Malos socialistas, y mal socialismo por tanto, a su vez, podrían ser cuantos conciben un proyecto de sociedad que no reconoce, ni respeta las tendencias y las pasiones humanas. O que se funda intentando unificar, globalizar la conciencia individual e impone una cosmovisión que, a la larga, por su encarnizado fanatismo se convierte en una confesión. Raúl Valdés Vivó, director de la escuela de cuadros del Partido Comunista de Cuba, escribió un libro precioso, publicado a fines de la década de 1980, con título de “El bonzo de Kioto”. Todas sus páginas se resuelven en el diálogo culto, tenso, profundo, entre un enviado de Cuba que procura convencer a un monje budista, de general crédito entre sus correligionarios, a que condene la agresión de los Estados Unidos a Viet Nam. Valdés Vivó plantea, en síntesis, la posible alianza entre revolucionarios y creyentes. Y afirma una verdad clave: todo cuanto se pueda discutir sobre la existencia o no existencia de Dios se sabrá exactamente, o no se sabrá nunca, después de la muerte. Y nadie volverá para legitimar la verdad o rechazarla. No admite la revelación, pero, bien juzgada, su posición es muy práctica: elimina la contraposición e incluye respetar la fe del otro.

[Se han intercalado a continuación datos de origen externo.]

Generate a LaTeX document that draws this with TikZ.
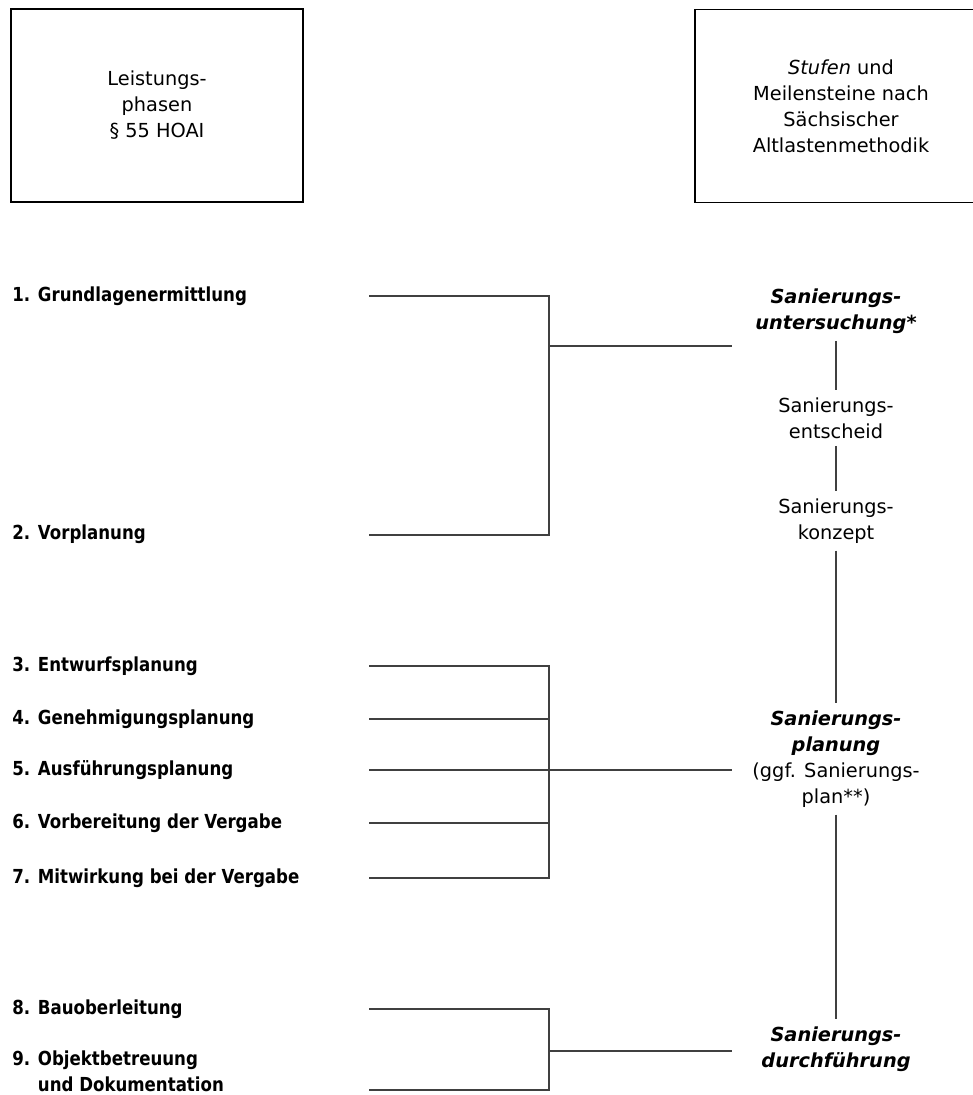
\documentclass[tikz,border=0pt]{standalone}
\usepackage{fontspec}
\setmainfont{DejaVu Sans}
\newfontfamily\phasefont{DejaVu Sans}[FakeStretch=0.86]
\usepackage{tikz}
\usetikzlibrary{positioning}

\begin{document}
\begin{tikzpicture}[x=0.02cm,y=-0.02cm,
  every node/.style={font=\fontsize{11}{14.8}\selectfont,align=center},
  headbox/.style={draw,line width=1.1pt,minimum height=3.86cm},
  phase/.style={anchor=west,align=left,inner sep=0pt,font=\phasefont\bfseries\fontsize{11}{14.8}\selectfont},
  stage/.style={inner sep=4pt},
  conn/.style={draw=black!75,line width=0.75pt}]
\useasboundingbox (0,0) rectangle (973,1095);

% header boxes
\node[headbox,minimum width=5.84cm] (hoai) at (157,105.5) {Leistungs-\\phasen\\\S\ 55 HOAI};
\node[headbox,minimum width=5.84cm] (sam) at (841,106) {\textit{Stufen} und\\Meilensteine nach\\Sächsischer\\Altlastenmethodik};

% Leistungsphasen
\node[phase] (l1) at (12,296) {1. Grundlagenermittlung};
\node[phase] (l2) at (12,534) {2. Vorplanung};
\node[phase] (l3) at (12,666) {3. Entwurfsplanung};
\node[phase] (l4) at (12,719) {4. Genehmigungsplanung};
\node[phase] (l5) at (12,770) {5. Ausführungsplanung};
\node[phase] (l6) at (12,823) {6. Vorbereitung der Vergabe};
\node[phase] (l7) at (12,878) {7. Mitwirkung bei der Vergabe};
\node[phase] (l8) at (12,1009) {8. Bauoberleitung};
\node[phase] (l9) at (12,1071) {9. Objektbetreuung\\\phantom{9. }und Dokumentation};

% Stufen
\node[stage] (t1) at (836,311) {\bfseries\itshape Sanierungs-\\\bfseries\itshape untersuchung*};
\node[stage] (t2) at (836,418) {Sanierungs-\\entscheid};
\node[stage] (t3) at (836,521) {Sanierungs-\\konzept};
\node[stage] (t4) at (836,759) {\bfseries\itshape Sanierungs-\\\bfseries\itshape planung\\(ggf. Sanierungs-\\plan**)};
\node[stage] (t5) at (836,1049) {\bfseries\itshape Sanierungs-\\\bfseries\itshape durchführung};

% line ends
\coordinate (a1) at (369,296);
\coordinate (a2) at (369,535);
\coordinate (a3) at (369,666);
\coordinate (a4) at (369,719);
\coordinate (a5) at (369,770);
\coordinate (a6) at (369,823);
\coordinate (a7) at (369,878);
\coordinate (a8) at (369,1009);
\coordinate (a9) at (369,1090);
\coordinate (j1) at (549,346);
\coordinate (j2) at (549,770);
\coordinate (j3) at (549,1051);
\coordinate (e1) at (732,346);
\coordinate (e2) at (732,770);
\coordinate (e3) at (732,1051);

\draw[conn] (a1) -| (j1);
\draw[conn] (a2) -| (j1);
\draw[conn] (j1) -- (e1);

\draw[conn] (a3) -| (j2);
\draw[conn] (a7) -| (j2);
\draw[conn] (a4) -- (a4 -| j2);
\draw[conn] (a6) -- (a6 -| j2);
\draw[conn] (a5) -- (e2);

\draw[conn] (a8) -| (j3);
\draw[conn] (a9) -| (j3);
\draw[conn] (j3) -- (e3);

\draw[conn] (t1) -- (t2);
\draw[conn] (t2) -- (t3);
\draw[conn] (t3) -- (t4);
\draw[conn] (t4) -- (t5);

\end{tikzpicture}
\end{document}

De qué, pues, estamos hablando. ¿De perder el tiempo? ¿De restar en lugar de sumar? Nos dedicamos a criticar, ofender, insultar las creencias y a los sacerdotes y jerarcas de unos hombres y mujeres que deben de ser nuestros aliados, mientras el yanqui desguaza a Irak, y prepara la otra guerra en Irán, y el orbe se desmenuza con el maltrato contaminante de modo que nadie puede discernir hacia dónde enrumbará la nave humana. Habrá que percatarse también de que, políticamente, lo esencial para lo correcto o lo incorrecto es la afiliación a uno de los dos bandos que, según José Martí, se dividen los hombres: el de los que aman y fundan y el de cuantos odian y destruyen. En ambos grupos se mezclan ateos y creyentes. Si fuera necesario fragmentarnos habría que hacerlo poniendo a los que aman la paz y la libertad de esta parte de la barricada y a los que la odian y persiguen de la otra. Solo así estaríamos actuando acompañados de la escurridiza deidad de la razón. Si los abanderados de la generosidad –diría Bertolt Brecht- no somos generosos de qué servirán nuestras banderas.